> _Dataset entries_
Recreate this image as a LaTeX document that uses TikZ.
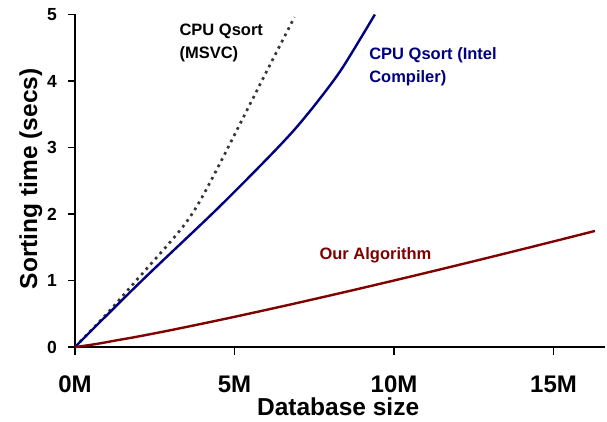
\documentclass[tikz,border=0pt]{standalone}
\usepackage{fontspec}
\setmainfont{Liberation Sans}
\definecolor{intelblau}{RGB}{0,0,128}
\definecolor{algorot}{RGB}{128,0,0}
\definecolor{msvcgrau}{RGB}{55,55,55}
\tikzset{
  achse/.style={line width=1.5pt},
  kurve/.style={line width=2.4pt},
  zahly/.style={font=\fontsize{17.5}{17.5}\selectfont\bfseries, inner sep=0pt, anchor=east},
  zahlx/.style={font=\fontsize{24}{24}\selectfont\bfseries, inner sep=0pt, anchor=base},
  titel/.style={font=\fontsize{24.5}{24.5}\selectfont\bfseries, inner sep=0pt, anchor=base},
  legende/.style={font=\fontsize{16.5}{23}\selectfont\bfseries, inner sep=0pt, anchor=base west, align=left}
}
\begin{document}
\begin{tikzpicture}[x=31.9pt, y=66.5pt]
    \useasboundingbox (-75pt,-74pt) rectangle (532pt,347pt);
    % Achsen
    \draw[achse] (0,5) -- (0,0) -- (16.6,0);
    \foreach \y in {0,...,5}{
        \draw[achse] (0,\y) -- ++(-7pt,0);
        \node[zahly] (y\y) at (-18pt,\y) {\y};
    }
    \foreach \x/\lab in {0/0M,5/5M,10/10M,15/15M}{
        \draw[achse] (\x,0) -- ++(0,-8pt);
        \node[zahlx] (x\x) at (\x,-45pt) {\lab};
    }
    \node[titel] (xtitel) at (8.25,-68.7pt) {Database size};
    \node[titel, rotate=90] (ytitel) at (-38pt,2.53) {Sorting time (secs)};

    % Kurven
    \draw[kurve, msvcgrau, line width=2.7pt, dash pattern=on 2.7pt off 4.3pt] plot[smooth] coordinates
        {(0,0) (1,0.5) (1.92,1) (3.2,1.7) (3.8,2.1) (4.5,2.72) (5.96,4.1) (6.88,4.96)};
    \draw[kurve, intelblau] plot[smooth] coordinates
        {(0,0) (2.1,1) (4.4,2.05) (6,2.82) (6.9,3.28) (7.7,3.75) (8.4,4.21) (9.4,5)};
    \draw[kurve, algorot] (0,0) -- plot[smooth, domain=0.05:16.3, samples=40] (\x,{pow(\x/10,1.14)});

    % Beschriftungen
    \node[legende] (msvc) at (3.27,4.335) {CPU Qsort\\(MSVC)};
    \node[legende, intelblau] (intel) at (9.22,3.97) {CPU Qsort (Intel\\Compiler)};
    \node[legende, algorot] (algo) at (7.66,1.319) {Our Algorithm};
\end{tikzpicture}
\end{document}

* * *

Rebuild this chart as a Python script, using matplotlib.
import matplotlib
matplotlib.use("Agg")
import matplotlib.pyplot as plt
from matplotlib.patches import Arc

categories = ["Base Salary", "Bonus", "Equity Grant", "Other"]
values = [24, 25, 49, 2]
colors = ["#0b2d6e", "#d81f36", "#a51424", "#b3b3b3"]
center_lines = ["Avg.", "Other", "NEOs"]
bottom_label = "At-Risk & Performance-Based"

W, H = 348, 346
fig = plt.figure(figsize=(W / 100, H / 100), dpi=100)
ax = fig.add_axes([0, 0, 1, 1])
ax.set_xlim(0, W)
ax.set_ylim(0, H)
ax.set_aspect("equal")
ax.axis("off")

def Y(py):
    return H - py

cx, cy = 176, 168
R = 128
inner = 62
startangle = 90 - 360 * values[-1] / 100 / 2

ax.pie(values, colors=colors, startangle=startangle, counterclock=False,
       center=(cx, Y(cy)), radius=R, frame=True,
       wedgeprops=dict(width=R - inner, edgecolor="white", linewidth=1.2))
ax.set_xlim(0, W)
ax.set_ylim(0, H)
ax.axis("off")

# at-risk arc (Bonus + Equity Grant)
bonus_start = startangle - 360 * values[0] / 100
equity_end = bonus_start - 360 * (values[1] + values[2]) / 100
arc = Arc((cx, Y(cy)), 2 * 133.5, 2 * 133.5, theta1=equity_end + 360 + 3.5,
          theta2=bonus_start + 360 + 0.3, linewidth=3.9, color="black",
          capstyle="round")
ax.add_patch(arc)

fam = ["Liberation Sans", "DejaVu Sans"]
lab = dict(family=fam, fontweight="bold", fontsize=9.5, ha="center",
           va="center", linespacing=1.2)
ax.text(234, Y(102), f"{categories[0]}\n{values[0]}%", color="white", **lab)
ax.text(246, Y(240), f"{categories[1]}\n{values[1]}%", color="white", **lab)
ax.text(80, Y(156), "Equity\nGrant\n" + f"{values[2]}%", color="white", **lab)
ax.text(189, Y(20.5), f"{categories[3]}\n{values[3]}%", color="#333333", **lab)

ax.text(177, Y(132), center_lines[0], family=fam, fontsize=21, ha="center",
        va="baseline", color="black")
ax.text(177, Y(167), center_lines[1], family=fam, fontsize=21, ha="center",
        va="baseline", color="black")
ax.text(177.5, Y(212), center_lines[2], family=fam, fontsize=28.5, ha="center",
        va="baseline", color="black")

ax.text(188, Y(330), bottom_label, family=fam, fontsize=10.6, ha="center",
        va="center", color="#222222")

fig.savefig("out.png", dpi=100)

...

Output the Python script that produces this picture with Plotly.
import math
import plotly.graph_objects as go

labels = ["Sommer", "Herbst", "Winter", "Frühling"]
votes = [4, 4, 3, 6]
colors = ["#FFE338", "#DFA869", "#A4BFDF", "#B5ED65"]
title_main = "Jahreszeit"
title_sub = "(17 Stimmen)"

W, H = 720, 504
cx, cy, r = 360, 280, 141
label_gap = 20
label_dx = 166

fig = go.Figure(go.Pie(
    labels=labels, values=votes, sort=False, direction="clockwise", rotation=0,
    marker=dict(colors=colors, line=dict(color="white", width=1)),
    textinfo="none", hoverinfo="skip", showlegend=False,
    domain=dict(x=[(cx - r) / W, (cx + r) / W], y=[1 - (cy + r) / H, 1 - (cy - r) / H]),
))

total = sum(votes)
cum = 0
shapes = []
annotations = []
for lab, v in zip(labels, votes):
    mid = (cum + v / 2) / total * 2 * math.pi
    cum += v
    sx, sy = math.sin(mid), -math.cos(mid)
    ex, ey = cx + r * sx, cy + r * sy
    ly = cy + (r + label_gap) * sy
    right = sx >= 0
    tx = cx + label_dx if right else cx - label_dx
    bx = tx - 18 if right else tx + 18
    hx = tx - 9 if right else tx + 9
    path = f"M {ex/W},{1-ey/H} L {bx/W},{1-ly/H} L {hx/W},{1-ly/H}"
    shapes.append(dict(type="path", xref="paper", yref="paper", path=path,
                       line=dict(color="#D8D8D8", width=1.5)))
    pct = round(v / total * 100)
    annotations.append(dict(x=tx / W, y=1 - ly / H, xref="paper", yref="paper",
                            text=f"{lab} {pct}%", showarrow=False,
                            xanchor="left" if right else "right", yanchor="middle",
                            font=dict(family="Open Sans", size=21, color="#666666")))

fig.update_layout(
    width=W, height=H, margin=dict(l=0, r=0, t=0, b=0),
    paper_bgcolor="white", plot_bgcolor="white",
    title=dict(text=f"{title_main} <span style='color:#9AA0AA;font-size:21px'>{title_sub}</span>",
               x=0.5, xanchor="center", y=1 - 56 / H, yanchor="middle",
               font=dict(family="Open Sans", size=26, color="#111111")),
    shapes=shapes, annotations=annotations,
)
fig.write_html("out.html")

> _What is expected_
Take the lines from the one holding "Recreate this image" to the one holding "rotate=90] (ytitel) at", both lines included, and give them again exactly, with no pictures.

> _Solution to the exercise_
Recreate this image as a LaTeX document that uses TikZ.
\documentclass[tikz,border=0pt]{standalone}
\usepackage{fontspec}
\setmainfont{Liberation Sans}
\definecolor{intelblau}{RGB}{0,0,128}
\definecolor{algorot}{RGB}{128,0,0}
\definecolor{msvcgrau}{RGB}{55,55,55}
\tikzset{
  achse/.style={line width=1.5pt},
  kurve/.style={line width=2.4pt},
  zahly/.style={font=\fontsize{17.5}{17.5}\selectfont\bfseries, inner sep=0pt, anchor=east},
  zahlx/.style={font=\fontsize{24}{24}\selectfont\bfseries, inner sep=0pt, anchor=base},
  titel/.style={font=\fontsize{24.5}{24.5}\selectfont\bfseries, inner sep=0pt, anchor=base},
  legende/.style={font=\fontsize{16.5}{23}\selectfont\bfseries, inner sep=0pt, anchor=base west, align=left}
}
\begin{document}
\begin{tikzpicture}[x=31.9pt, y=66.5pt]
    \useasboundingbox (-75pt,-74pt) rectangle (532pt,347pt);
    % Achsen
    \draw[achse] (0,5) -- (0,0) -- (16.6,0);
    \foreach \y in {0,...,5}{
        \draw[achse] (0,\y) -- ++(-7pt,0);
        \node[zahly] (y\y) at (-18pt,\y) {\y};
    }
    \foreach \x/\lab in {0/0M,5/5M,10/10M,15/15M}{
        \draw[achse] (\x,0) -- ++(0,-8pt);
        \node[zahlx] (x\x) at (\x,-45pt) {\lab};
    }
    \node[titel] (xtitel) at (8.25,-68.7pt) {Database size};
    \node[titel, rotate=90] (ytitel) at (-38pt,2.53) {Sorting time (secs)};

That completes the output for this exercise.